Short problem: Exactly repeat the material, dropping every picture from the copy.

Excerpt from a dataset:

------

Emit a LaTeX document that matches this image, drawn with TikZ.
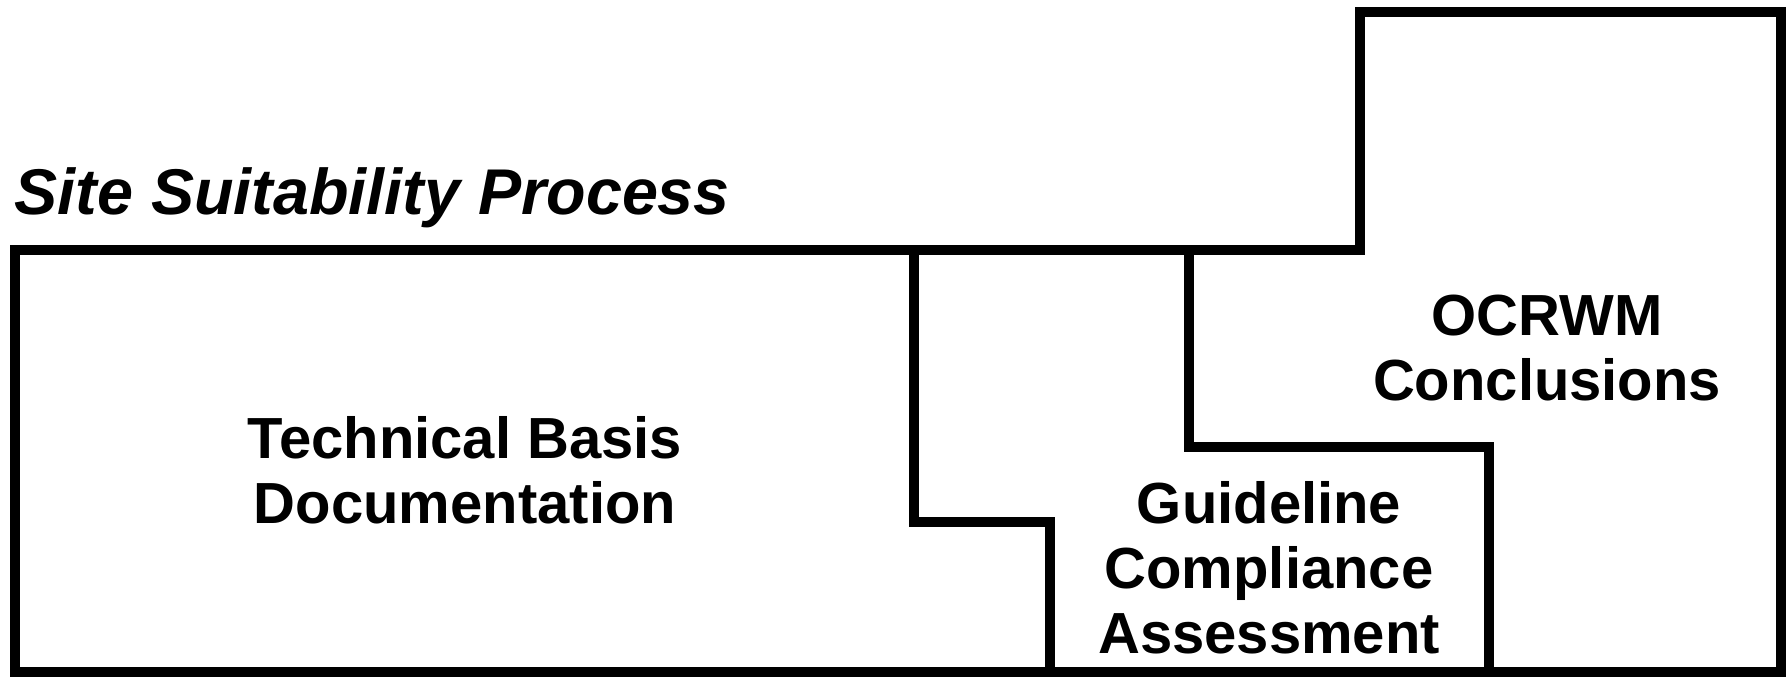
\documentclass[tikz,border=0pt]{standalone}
\usepackage{fontspec}
\setmainfont{Liberation Sans}
\usepackage{tikz}
\usetikzlibrary{positioning}

\begin{document}
\begin{tikzpicture}[
    wall/.style={line width=2.9pt, line join=miter},
    boxtext/.style={font=\fontsize{16.5}{18.5}\selectfont\bfseries, align=center, inner sep=0pt},
    headtext/.style={font=\fontsize{18.4}{20}\selectfont\bfseries\itshape, inner sep=0pt}
  ]
  \useasboundingbox (0,0) rectangle (17.88,-6.77);
  % outer outline with the raised right part
  \draw[wall] (0.15,-2.50) -- (13.60,-2.50) -- (13.60,-0.12) -- (17.81,-0.12)
    -- (17.81,-6.72) -- (0.15,-6.72) -- cycle;
  % inner steps
  \draw[wall] (9.14,-2.50) -- (9.14,-5.22) -- (10.50,-5.22) -- (10.50,-6.72);
  \draw[wall] (11.89,-2.50) -- (11.89,-4.47) -- (14.89,-4.47) -- (14.89,-6.72);
  \node[headtext, anchor=west] (process) at (0.14,-1.98) {Site Suitability Process};
  \node[boxtext] (basis) at (4.65,-4.70) {Technical Basis\\Documentation};
  \node[boxtext] (compliance) at (12.69,-5.68) {Guideline\\Compliance\\Assessment};
  \node[boxtext] (conclusions) at (15.47,-3.48) {OCRWM\\Conclusions};
\end{tikzpicture}
\end{document}
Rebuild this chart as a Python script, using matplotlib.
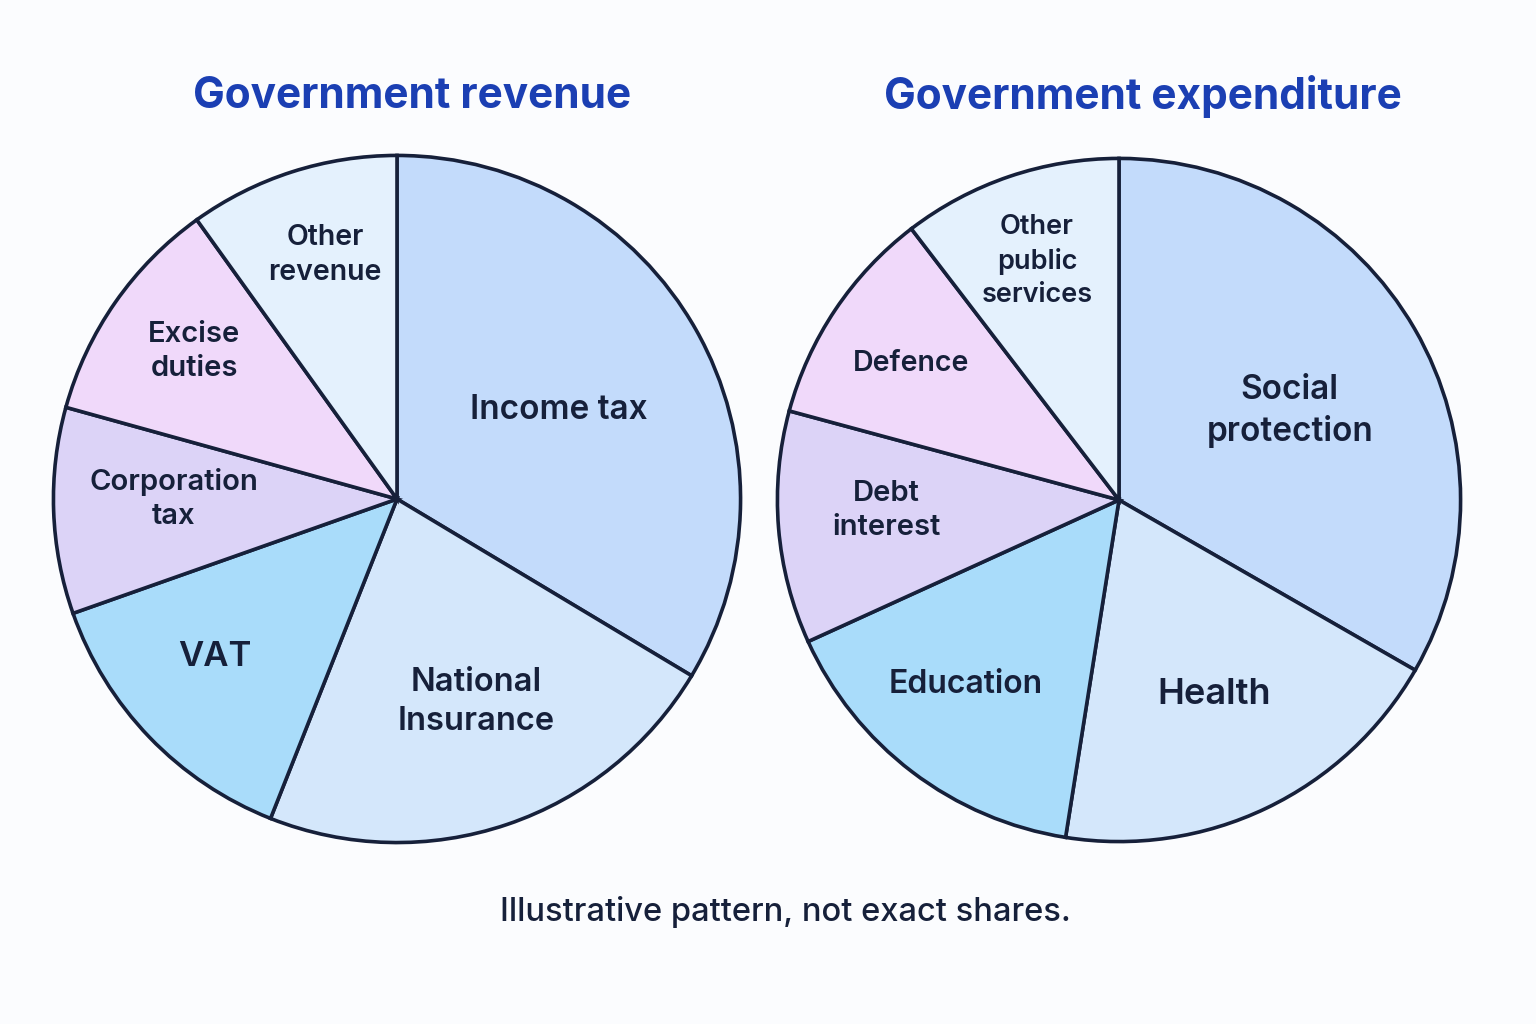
import matplotlib
matplotlib.use("Agg")
import matplotlib.pyplot as plt

W, H = 1536, 1024

rev_labels = ["Income tax", "National\nInsurance", "VAT", "Corporation\ntax", "Excise\nduties", "Other\nrevenue"]
rev_values = [33.6, 22.4, 13.6, 9.7, 10.8, 9.9]
exp_labels = ["Social\nprotection", "Health", "Education", "Debt\ninterest", "Defence", "Other\npublic\nservices"]
exp_values = [33.3, 19.2, 15.7, 11.0, 10.4, 10.4]
colors = ["#c3dbfb", "#d4e7fb", "#a9dcfa", "#dcd3f7", "#f0d9fa", "#e4f1fd"]

rev_label_pos = [(0.47, 0.26), (0.23, -0.59), (-0.53, -0.46), (-0.65, 0.0), (-0.59, 0.43), (-0.21, 0.71)]
exp_label_pos = [(0.50, 0.26), (0.28, -0.57), (-0.45, -0.54), (-0.68, -0.03), (-0.61, 0.40), (-0.24, 0.70)]
rev_sizes = [24, 23.5, 25, 21, 21, 20.5]
exp_sizes = [24, 26, 23, 21, 20.5, 19.5]

INK = "#16203a"
TITLE = "#1b3fb3"

fig = plt.figure(figsize=(W / 100, H / 100), dpi=100)
fig.patch.set_facecolor("#fbfcfe")


def pie_axes(cx, cy, r):
    return fig.add_axes([(cx - r) / W, 1 - (cy + r) / H, 2 * r / W, 2 * r / H])


def draw(ax, values, labels, pos, sizes):
    ax.pie(values, colors=colors, startangle=90, counterclock=False, radius=1,
           wedgeprops=dict(edgecolor=INK, linewidth=2.6, joinstyle="miter"))
    for (x, y), lab, s in zip(pos, labels, sizes):
        ax.text(x, y, lab, ha="center", va="center", fontsize=s, color=INK,
                family="Inter", fontweight="semibold", linespacing=1.35)
    ax.set_xlim(-1.01, 1.01)
    ax.set_ylim(-1.01, 1.01)
    ax.set_aspect("equal")
    ax.axis("off")


ax1 = pie_axes(397, 499, 347)
draw(ax1, rev_values, rev_labels, rev_label_pos, rev_sizes)
ax2 = pie_axes(1119, 500, 345)
draw(ax2, exp_values, exp_labels, exp_label_pos, exp_sizes)

fig.text(412 / W, 1 - 96 / H, "Government revenue", ha="center", va="center",
         fontsize=30.5, color=TITLE, family="Inter", fontweight="bold")
fig.text(1143 / W, 1 - 96 / H, "Government expenditure", ha="center", va="center",
         fontsize=30.5, color=TITLE, family="Inter", fontweight="bold")
fig.text(785 / W, 1 - 912 / H, "Illustrative pattern, not exact shares.", ha="center",
         va="center", fontsize=23.5, color=INK, family="Inter", fontweight="medium")

fig.savefig("out.png", dpi=100, facecolor=fig.get_facecolor())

------

Complete output:
Emit a LaTeX document that matches this image, drawn with TikZ.
\documentclass[tikz,border=0pt]{standalone}
\usepackage{fontspec}
\setmainfont{Liberation Sans}
\usepackage{tikz}
\usetikzlibrary{positioning}

\begin{document}
\begin{tikzpicture}[
    wall/.style={line width=2.9pt, line join=miter},
    boxtext/.style={font=\fontsize{16.5}{18.5}\selectfont\bfseries, align=center, inner sep=0pt},
    headtext/.style={font=\fontsize{18.4}{20}\selectfont\bfseries\itshape, inner sep=0pt}
  ]
  \useasboundingbox (0,0) rectangle (17.88,-6.77);
  % outer outline with the raised right part
  \draw[wall] (0.15,-2.50) -- (13.60,-2.50) -- (13.60,-0.12) -- (17.81,-0.12)
    -- (17.81,-6.72) -- (0.15,-6.72) -- cycle;
  % inner steps
  \draw[wall] (9.14,-2.50) -- (9.14,-5.22) -- (10.50,-5.22) -- (10.50,-6.72);
  \draw[wall] (11.89,-2.50) -- (11.89,-4.47) -- (14.89,-4.47) -- (14.89,-6.72);
  \node[headtext, anchor=west] (process) at (0.14,-1.98) {Site Suitability Process};
  \node[boxtext] (basis) at (4.65,-4.70) {Technical Basis\\Documentation};
  \node[boxtext] (compliance) at (12.69,-5.68) {Guideline\\Compliance\\Assessment};
  \node[boxtext] (conclusions) at (15.47,-3.48) {OCRWM\\Conclusions};
\end{tikzpicture}
\end{document}
Rebuild this chart as a Python script, using matplotlib.
import matplotlib
matplotlib.use("Agg")
import matplotlib.pyplot as plt

W, H = 1536, 1024

rev_labels = ["Income tax", "National\nInsurance", "VAT", "Corporation\ntax", "Excise\nduties", "Other\nrevenue"]
rev_values = [33.6, 22.4, 13.6, 9.7, 10.8, 9.9]
exp_labels = ["Social\nprotection", "Health", "Education", "Debt\ninterest", "Defence", "Other\npublic\nservices"]
exp_values = [33.3, 19.2, 15.7, 11.0, 10.4, 10.4]
colors = ["#c3dbfb", "#d4e7fb", "#a9dcfa", "#dcd3f7", "#f0d9fa", "#e4f1fd"]

rev_label_pos = [(0.47, 0.26), (0.23, -0.59), (-0.53, -0.46), (-0.65, 0.0), (-0.59, 0.43), (-0.21, 0.71)]
exp_label_pos = [(0.50, 0.26), (0.28, -0.57), (-0.45, -0.54), (-0.68, -0.03), (-0.61, 0.40), (-0.24, 0.70)]
rev_sizes = [24, 23.5, 25, 21, 21, 20.5]
exp_sizes = [24, 26, 23, 21, 20.5, 19.5]

INK = "#16203a"
TITLE = "#1b3fb3"

fig = plt.figure(figsize=(W / 100, H / 100), dpi=100)
fig.patch.set_facecolor("#fbfcfe")


def pie_axes(cx, cy, r):
    return fig.add_axes([(cx - r) / W, 1 - (cy + r) / H, 2 * r / W, 2 * r / H])


def draw(ax, values, labels, pos, sizes):
    ax.pie(values, colors=colors, startangle=90, counterclock=False, radius=1,
           wedgeprops=dict(edgecolor=INK, linewidth=2.6, joinstyle="miter"))
    for (x, y), lab, s in zip(pos, labels, sizes):
        ax.text(x, y, lab, ha="center", va="center", fontsize=s, color=INK,
                family="Inter", fontweight="semibold", linespacing=1.35)
    ax.set_xlim(-1.01, 1.01)
    ax.set_ylim(-1.01, 1.01)
    ax.set_aspect("equal")
    ax.axis("off")


ax1 = pie_axes(397, 499, 347)
draw(ax1, rev_values, rev_labels, rev_label_pos, rev_sizes)
ax2 = pie_axes(1119, 500, 345)
draw(ax2, exp_values, exp_labels, exp_label_pos, exp_sizes)

fig.text(412 / W, 1 - 96 / H, "Government revenue", ha="center", va="center",
         fontsize=30.5, color=TITLE, family="Inter", fontweight="bold")
fig.text(1143 / W, 1 - 96 / H, "Government expenditure", ha="center", va="center",
         fontsize=30.5, color=TITLE, family="Inter", fontweight="bold")
fig.text(785 / W, 1 - 912 / H, "Illustrative pattern, not exact shares.", ha="center",
         va="center", fontsize=23.5, color=INK, family="Inter", fontweight="medium")

fig.savefig("out.png", dpi=100, facecolor=fig.get_facecolor())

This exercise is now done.